A read on your speaking patterns, pulled from 30 days of recorded meetings — and a plan to sharpen how clearly you land your ideas.
You're a listener who speaks in concentrated bursts. That's a strength — but the bursts tend to either snap too short or run too long, and they're peppered with filler that softens otherwise sharp points.
Per 1,000 words you speak, here's how often each crutch shows up. "Like" and "uh" lead — together they fire roughly every 35 words.
"Like" is the headline. At ~16 per 1,000 words it's frequent enough that listeners start to notice — and it tends to land right before your most important nouns, which is exactly where you want crispness.
Almost a quarter of your turns are three words or fewer ("Yeah, see," "Okay, so"). But 39 turns run past 40 words — and those tend to spiral into run-ons that lose the thread.
Your longest turns chain three or four thoughts with "so… right… like…" and rarely close cleanly. The insight is in there — it just arrives buried.
Lots of "Yeah," "Right," "Okay." Great for rapport, but they let others set the frame. Your strongest ideas deserve a full, deliberate sentence.
"The no, the we ideas have to and hit 90% without that — this is still like above and beyond like as a recovery mechanism. So it's not even counted in that 90%…" — your turn, beta-readiness debate, Jun 4
Only 1 in 10 of your turns is a question — and most are logistics ("How do I see the notes?") rather than the kind that pull thinking out of the room. The good news: when you do probe impact, you're sharp.
"Does that impact — have you done the evaluation of its impact?" — your turn, outage review, Jun 2
More of that. Questions that test assumptions ("What breaks if we're wrong about the 72%?") make you the person who sharpens the decision, not just reacts to it.
Ordered by impact-per-effort. Don't do all five at once — stack them one per week.
It's your most frequent filler and the easiest to kill. The fix isn't speaking faster — it's getting comfortable with a half-second of silence where "like" used to go.

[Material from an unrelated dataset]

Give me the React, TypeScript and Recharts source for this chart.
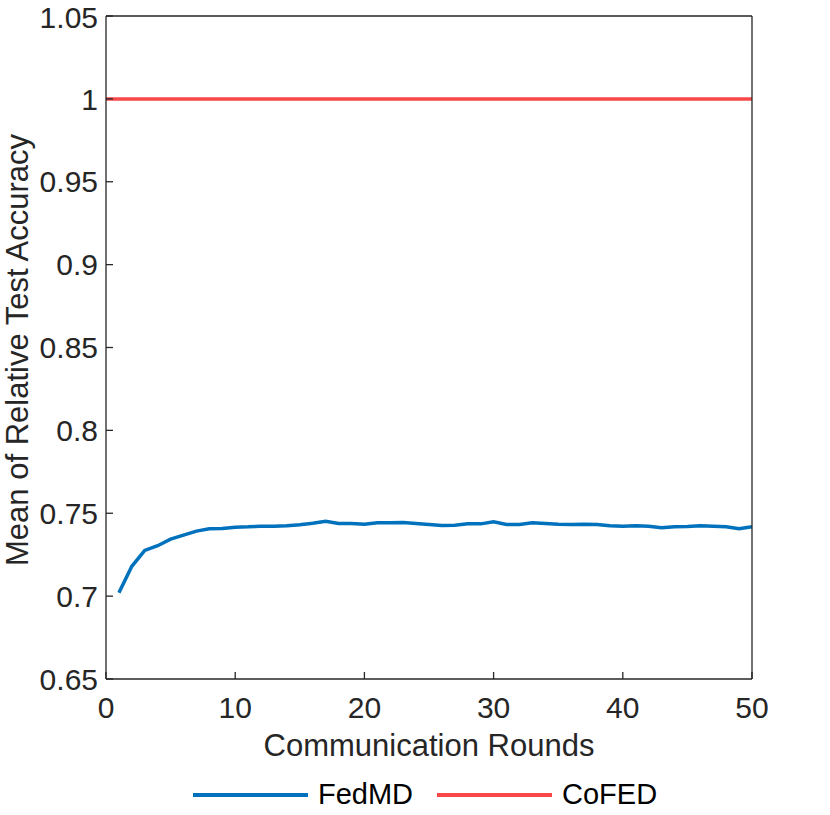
import { LineChart, Line, XAxis, YAxis, Legend, Label } from "recharts";

// rounds and FedMD mean relative accuracy
const rounds = [
  1, 2, 3, 4, 5, 6, 7, 8, 9, 10, 11, 12, 13, 14, 15, 16, 17, 18, 19, 20, 21, 22, 23, 24, 25,
  26, 27, 28, 29, 30, 31, 32, 33, 34, 35, 36, 37, 38, 39, 40, 41, 42, 43, 44, 45, 46, 47, 48,
  49, 50,
];
const fedmd = [
  0.702, 0.718, 0.7276, 0.7304, 0.7344, 0.7368, 0.7392, 0.7406, 0.7408, 0.7416, 0.7418, 0.7422,
  0.7422, 0.7424, 0.743, 0.744, 0.7452, 0.7438, 0.7438, 0.7434, 0.7442, 0.7442, 0.7444, 0.7438,
  0.7432, 0.7426, 0.7428, 0.7436, 0.7436, 0.7448, 0.7432, 0.7432, 0.7442, 0.7438, 0.7434,
  0.7432, 0.7434, 0.7432, 0.7424, 0.7422, 0.7424, 0.7422, 0.7412, 0.7418, 0.742, 0.7424,
  0.7422, 0.7418, 0.7406, 0.7418,
];
// CoFED is the reference, drawn flat across the whole range
const cofedRounds = [0, 50];
const cofed = [1, 1];

const xTicks = [0, 10, 20, 30, 40, 50];
const yTicks = [0.65, 0.7, 0.75, 0.8, 0.85, 0.9, 0.95, 1, 1.05];

const AXIS = "#262626";
const BLUE = "#0072bd";
const RED = "#f94848";
const FONT = "'Liberation Sans', Arial, Helvetica, sans-serif";

const fedmdData = rounds.map((r, i) => ({ round: r, fedmd: fedmd[i] }));
const cofedData = cofedRounds.map((r, i) => ({ round: r, cofed: cofed[i] }));

const legendItems = [
  { name: "FedMD", color: BLUE },
  { name: "CoFED", color: RED },
];

const ChartLegend = () => (
  <div
    style={{
      height: 41,
      display: "flex",
      alignItems: "center",
      justifyContent: "center",
      paddingLeft: 97,
      fontFamily: FONT,
      fontSize: 29,
      color: "#000",
    }}
  >
    {legendItems.map((item) => (
      <div key={item.name} style={{ display: "flex", alignItems: "center", margin: "0 12px" }}>
        <div style={{ width: 115, height: 4, background: item.color, marginRight: 10 }} />
        <span>{item.name}</span>
      </div>
    ))}
  </div>
);

const YTitle = () => (
  <text
    x={28}
    y={350}
    transform="rotate(-90 28 350)"
    textAnchor="middle"
    fontFamily={FONT}
    fontSize={31}
    fill={AXIS}
  >
    Mean of Relative Test Accuracy
  </text>
);

export default function App() {
  const tickStyle = { fontFamily: FONT, fontSize: 30, fill: AXIS };
  const axisLine = { stroke: AXIS, strokeWidth: 1.3 };

  return (
    <div style={{ position: "absolute", left: 0, top: 0, width: 830, height: 815 }}>
      <LineChart
        width={830}
        height={815}
        data={fedmdData}
        margin={{ top: 15, right: 77, bottom: 0, left: 0 }}
      >
        <XAxis
          xAxisId="bottom"
          dataKey="round"
          type="number"
          domain={[0, 50]}
          ticks={xTicks}
          height={95}
          tickSize={-7}
          tickMargin={25}
          axisLine={axisLine}
          tickLine={axisLine}
          tick={tickStyle}
        >
          <Label
            value="Communication Rounds"
            position="insideTop"
            offset={55}
            style={{ fontFamily: FONT, fontSize: 31, fill: AXIS }}
          />
        </XAxis>
        <XAxis
          xAxisId="top"
          orientation="top"
          dataKey="round"
          type="number"
          domain={[0, 50]}
          ticks={xTicks}
          height={1}
          tickSize={-7}
          tick={false}
          axisLine={axisLine}
          tickLine={axisLine}
        />
        <YAxis
          yAxisId="left"
          type="number"
          domain={[0.65, 1.05]}
          ticks={yTicks}
          width={106}
          tickSize={-7}
          tickMargin={15}
          axisLine={axisLine}
          tickLine={axisLine}
          tick={tickStyle}
          tickFormatter={(v) => String(v)}
        >
          <Label content={<YTitle />} />
        </YAxis>
        <YAxis
          yAxisId="right"
          orientation="right"
          type="number"
          domain={[0.65, 1.05]}
          ticks={yTicks}
          width={1}
          tickSize={-7}
          tick={false}
          axisLine={axisLine}
          tickLine={axisLine}
        />
        <Legend verticalAlign="bottom" content={<ChartLegend />} />
        <Line
          xAxisId="bottom"
          yAxisId="left"
          dataKey="fedmd"
          name="FedMD"
          stroke={BLUE}
          strokeWidth={3.5}
          dot={false}
          activeDot={false}
          isAnimationActive={false}
        />
        <Line
          xAxisId="bottom"
          yAxisId="left"
          data={cofedData}
          dataKey="cofed"
          name="CoFED"
          stroke={RED}
          strokeWidth={3.5}
          dot={false}
          activeDot={false}
          isAnimationActive={false}
        />
      </LineChart>
    </div>
  );
}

Silence reads as confidence. Filler reads as still-deciding.
You start a lot of turns with "So…" as a runway. Replace it with your conclusion. Lead with the point, then support it.
When you feel a turn running long, stop at the first complete thought and let it land. If there's a second point, signal it: "Two things — first… second…"
Your 40-word turns carry 40 words of value compressed into a shape no one can follow. Chunking it gives the room handholds.
Once per meeting, where you'd normally say "Yeah" or "Right," ask instead: "What would change your mind?" or "What's the risk if that's wrong?"
"Just," "I think," and trailing "right?" all shrink your claims. You earned the seat — say "We should ship the major-cities cut," not "I just think maybe we could, right?"
One small focus a day. Low effort, compounding returns — and you already have the recordings to check yourself against.